Social Media Heads to Graduate School
Back in September we noted the gradual recognition within higher education of the merits of social media. At that time, based on the potential for social networking to revolutionize teaching and learning, we suggested that the moment had arrived for teacher preparation programs to consider providing all teachers some fundamental training in social networking tools.
While social networking may be able to help transform education, the use of such media to enhance the business world is already in full swing. Whether it be to establish their online brand, market services, or communicate with clients and corporate partners, businesses are now utilizing the likes of Facebook and Twitter as part of their everyday operation.
Given that development, it has become clear that universities would have to further acknowledge the importance of social media as legitimate area of inquiry. One college in the UK appears to have done just that – this fall Birmingham City University will offer a graduate level program that focuses on social media as a business tool.
However, not too surprisingly, the idea of a graduate program that entails the study of Facebook, MySpace, and Twitter has not been met with universal acceptance.
Flickr photo courtesy of C4Chaos.

5 comments
It’s a positive step.
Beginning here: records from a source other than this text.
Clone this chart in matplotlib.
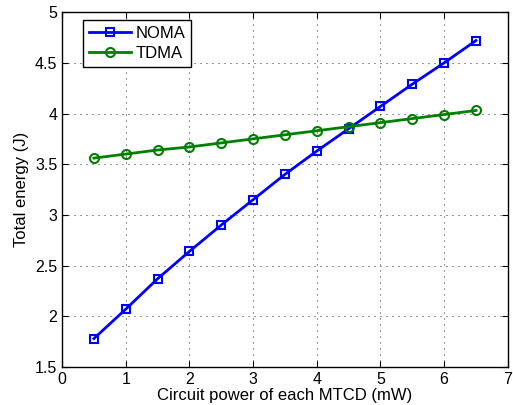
import numpy as np
import matplotlib
matplotlib.use('Agg')
import matplotlib.pyplot as plt

plt.rcParams['font.family'] = ['Liberation Sans', 'DejaVu Sans']

circuit_power = [0.5, 1.0, 1.5, 2.0, 2.5, 3.0, 3.5, 4.0, 4.5, 5.0, 5.5, 6.0, 6.5]
noma_energy = [1.78, 2.07, 2.37, 2.64, 2.90, 3.15, 3.40, 3.63, 3.85, 4.07, 4.29, 4.50, 4.72]
tdma_energy = [3.56, 3.60, 3.64, 3.67, 3.71, 3.75, 3.79, 3.83, 3.87, 3.91, 3.95, 3.99, 4.03]

fig = plt.figure(figsize=(5.13, 4.05), dpi=100)
ax = fig.add_axes([0.121, 0.094, 0.869, 0.876])

ax.plot(circuit_power, noma_energy, '-s', color='#0000ff', lw=2, ms=5.5,
        mfc='none', mew=1.5, label='NOMA')
ax.plot(circuit_power, tdma_energy, '-o', color='#007f00', lw=2, ms=6.5,
        mfc='none', mew=1.5, label='TDMA')

ax.set_xlim(0, 7)
ax.set_ylim(1.5, 5)
ax.set_xticks(np.arange(0, 8, 1))
ax.set_yticks(np.arange(1.5, 5.01, 0.5))
ax.set_yticklabels(['1.5', '2', '2.5', '3', '3.5', '4', '4.5', '5'])
ax.grid(True, linestyle=(0, (1.2, 6)), color='k', lw=0.6)
ax.tick_params(direction='in', labelsize=11.5, top=True, right=True, length=4)
for s in ax.spines.values():
    s.set_linewidth(1.0)

ax.set_xlabel('Circuit power of each MTCD (mW)', fontsize=12, labelpad=1)
ax.set_ylabel('Total energy (J)', fontsize=12, labelpad=4)

leg = ax.legend(loc='upper left', bbox_to_anchor=(0.047, 0.977), fontsize=12,
                fancybox=False, edgecolor='k', framealpha=1,
                handlelength=2.5, handletextpad=0.3, borderpad=0.35,
                labelspacing=0.3, borderaxespad=0)
leg.get_frame().set_linewidth(1.0)

fig.savefig('out.png', dpi=100)
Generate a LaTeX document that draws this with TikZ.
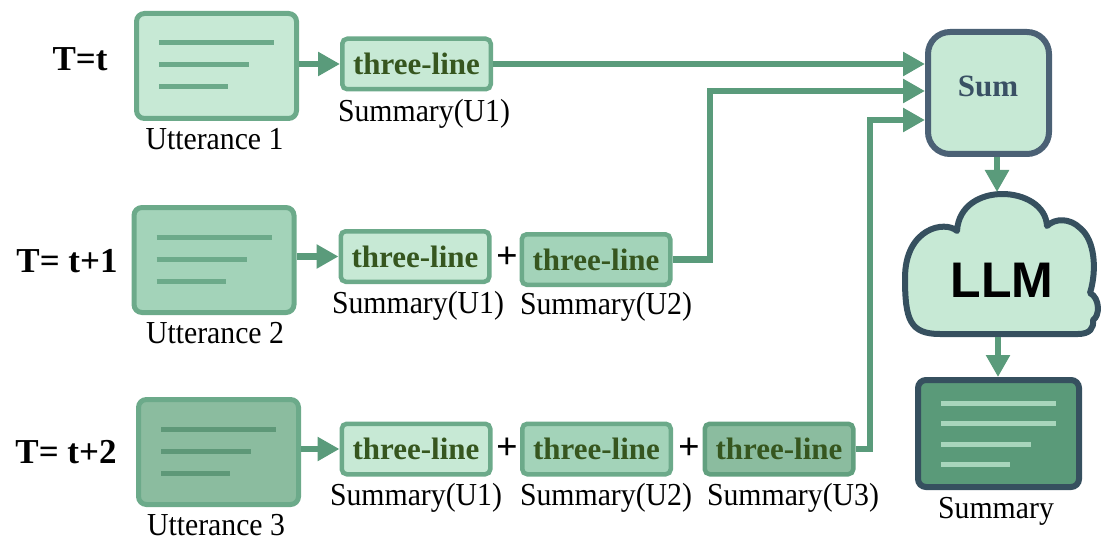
\documentclass[tikz,border=0pt]{standalone}
\usepackage{fontspec}
\setmainfont{Liberation Serif}
\newfontfamily\lblfont{Liberation Serif}[FakeStretch=0.93]
\newfontfamily\llmfont{Liberation Sans}
\usetikzlibrary{arrows.meta,calc}

\definecolor{fillA}{HTML}{C7E9D5}
\definecolor{fillB}{HTML}{A3D3B9}
\definecolor{fillC}{HTML}{8BBC9F}
\definecolor{edgeG}{HTML}{6CAA8A}
\definecolor{edgeGd}{HTML}{62A07F}
\definecolor{docG}{HTML}{5E9878}
\definecolor{wire}{HTML}{5A9B7B}
\definecolor{tlink}{HTML}{36561F}
\definecolor{slate}{HTML}{4B6175}
\definecolor{slatetext}{HTML}{3A5064}
\definecolor{cloudedge}{HTML}{36505F}
\definecolor{outfill}{HTML}{5A9A79}
\definecolor{outline}{HTML}{A8D5BC}

\begin{document}
\begin{tikzpicture}[x=1pt,y=-1pt,
  utter/.style={draw=edgeG, line width=5pt, rounded corners=8pt,
    minimum width=160pt, minimum height=105pt, inner sep=0pt},
  tlbox/.style={draw=edgeG, line width=4.5pt, rounded corners=5pt,
    minimum width=148.5pt, minimum height=50.5pt, inner sep=0pt,
    font=\fontsize{31}{31}\selectfont\bfseries, text=tlink},
  docline/.style={line width=5pt},
  lbl/.style={anchor=base, inner sep=0pt, font=\lblfont\fontsize{32}{32}\selectfont},
  tlab/.style={anchor=base, inner sep=0pt, font=\fontsize{35}{35}\selectfont\bfseries},
  plus/.style={inner sep=0pt, font=\fontsize{38}{38}\selectfont\bfseries},
  conn/.style={draw=wire, line width=6.5pt},
  arr/.style={conn, -{Triangle[length=22pt,width=23pt]}},
]
\useasboundingbox (0,0) rectangle (1102,540);

% ---- time step labels
\node[tlab] (t1) at (80,71) {T=t};
\node[tlab] (t2) at (67,272) {T= t+1};
\node[tlab] (t3) at (66,463) {T= t+2};

% ---- utterance documents
\node[utter, fill=fillA] (u1) at (216.5,66) {};
\node[utter, fill=fillB] (u2) at (214,260) {};
\node[utter, fill=fillC] (u3) at (218.5,452) {};
\foreach \b/\c in {u1/edgeG, u2/edgeG, u3/docG} {
  \draw[docline, draw=\c] ($(\b.west)+(25,-23)$) -- ++(115,0);
  \draw[docline, draw=\c] ($(\b.west)+(25,-1)$) -- ++(90,0);
  \draw[docline, draw=\c] ($(\b.west)+(25,21)$) -- ++(69,0);
}
\node[lbl] (u1l) at (214.5,150) {Utterance 1};
\node[lbl] (u2l) at (215,343) {Utterance 2};
\node[lbl] (u3l) at (216,535) {Utterance 3};

% ---- three-line summaries
\node[tlbox, fill=fillA] (a1) at (416.5,64) {three-line};

\node[tlbox, fill=fillA] (b1) at (415,256.5) {three-line};
\node[plus] (pb) at (507,258) {+};
\node[tlbox, fill=fillB] (b2) at (596,259.5) {three-line};

\node[tlbox, fill=fillA] (c1) at (416,449) {three-line};
\node[plus] (pc1) at (507,449) {+};
\node[tlbox, fill=fillB] (c2) at (596.5,449) {three-line};
\node[plus] (pc2) at (689,449) {+};
\node[tlbox, fill=fillC, draw=edgeGd] (c3) at (779,449) {three-line};

\node[lbl] (a1l) at (424,122) {Summary(U1)};
\node[lbl] (b1l) at (418,313) {Summary(U1)};
\node[lbl] (b2l) at (606,314) {Summary(U2)};
\node[lbl] (c1l) at (416,505) {Summary(U1)};
\node[lbl] (c2l) at (606,505) {Summary(U2)};
\node[lbl] (c3l) at (793,505) {Summary(U3)};

% ---- Sum block
\node[draw=slate, line width=6pt, fill=fillA, rounded corners=22pt,
  minimum width=121pt, minimum height=122pt, inner sep=0pt] (sum) at (988.5,93) {};
\node[anchor=base, inner sep=0pt, text=slatetext,
  font=\fontsize{31}{31}\selectfont\bfseries] (sumt) at (988,97) {Sum};

% ---- LLM cloud
\draw[draw=cloudedge, line width=6pt, line join=round, fill=fillA]
  (940,334) -- (1078,334)
  .. controls (1090,334) and (1094,328) .. (1093,320)
  .. controls (1100,316) and (1100,298) .. (1090,293)
  .. controls (1097,270) and (1095,240) .. (1080,228)
  .. controls (1070,218) and (1055,218) .. (1047,226)
  .. controls (1045,185) and (960,180) .. (957,231)
  .. controls (945,220) and (905,228) .. (905,278)
  .. controls (905,320) and (910,334) .. (940,334) -- cycle;
\node[anchor=base, inner sep=0pt, font={\llmfont\fontsize{50}{50}\selectfont\bfseries}] (llm) at (1002,297) {LLM};
\coordinate (cloudtop) at (997,192);
\coordinate (cloudbot) at (998,337);

% ---- output summary document
\node[draw=cloudedge, line width=6pt, fill=outfill, rounded corners=8pt,
  minimum width=161pt, minimum height=107pt, inner sep=0pt] (out) at (998.5,433.5) {};
\draw[docline, draw=outline] ($(out.west)+(26,-30.5)$) -- ++(115,0);
\draw[docline, draw=outline] ($(out.west)+(26,-10.5)$) -- ++(115,0);
\draw[docline, draw=outline] ($(out.west)+(26,10.5)$) -- ++(90,0);
\draw[docline, draw=outline] ($(out.west)+(26,30.5)$) -- ++(69,0);
\node[lbl] (outl) at (996,518) {Summary};

% ---- connectors
\draw[arr] (a1.west -| u1.east) -- (a1.west);
\draw[arr] (b1.west -| u2.east) -- (b1.west);
\draw[arr] (c1.west -| u3.east) -- (c1.west);

\draw[arr] (a1.east) -- (a1.east -| sum.west);
\draw[arr] (b2.east) -- ++(37.5,0) |- ($(sum.west)+(0,-2)$);
\draw[arr] (c3.east) -- ++(14.5,0) |- ($(sum.west)+(0,27)$);

\draw[arr] (sum.south -| cloudtop) -- (cloudtop);
\draw[arr] (cloudbot) -- (cloudbot |- out.north);
\end{tikzpicture}
\end{document}
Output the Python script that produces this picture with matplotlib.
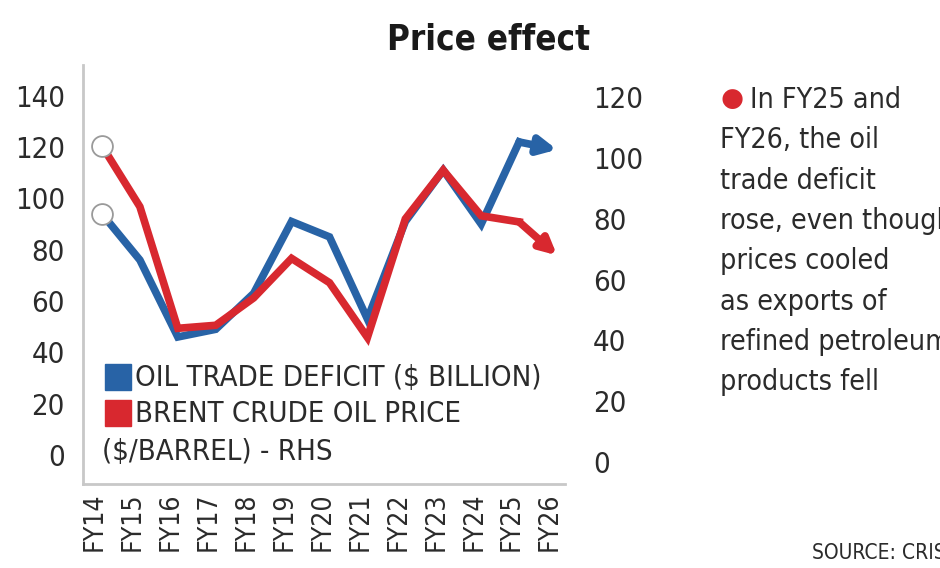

Hopefully, it is underlying principles behind the current, popular social networking sites that will be taught to trainee teachers not just the sites themselves. Otherwise, when twitter and facebook fade from view and others take their place education will not be equipped to recognise what it is that drives their popularity and tap into that.
Does anyone know anything about how teachers will be taught about this?
It’s unfortunate that most of the course material will probably be irrelevant by the time these people graduate. A course in Social Media seems like an oxymoron anyways. You really just have to jump in there and mix it up with people.
Great points about considering the role of social media in education. I am developing a course on Web Strategies for Health Education with focuses on how to evaluate and use Web technologies effectively.
The notion that elementary students in (what our nation considers to be) “failing schools” have the ability and knowledge to teach their classroom instructors how to use and navigate through social media is quite interesting. If this is the technology necessary for our students to succeed in today’s society, then it is our responsibility to provide them with the best understanding possible. If business bound students need to use Facebook and Twitter to communicate, then teaching them how to lick a stamp and write their name is cursive seems irrelevant.
I am currently enrolled in a graduate course studying blogs, wikis, and other “new” online communication sources. It is a fantastic experience for both young and old teachers.
The social media stuff is really moving too fast to catch it –but schools and teachers need to make an effort. I think we should get together and suggest how–because it is not immediately obvious given the world of things students need to know. I think this all points to authentic instruction–what would happen for example if we gave students a real world problem that could be solved only by using social media technologies?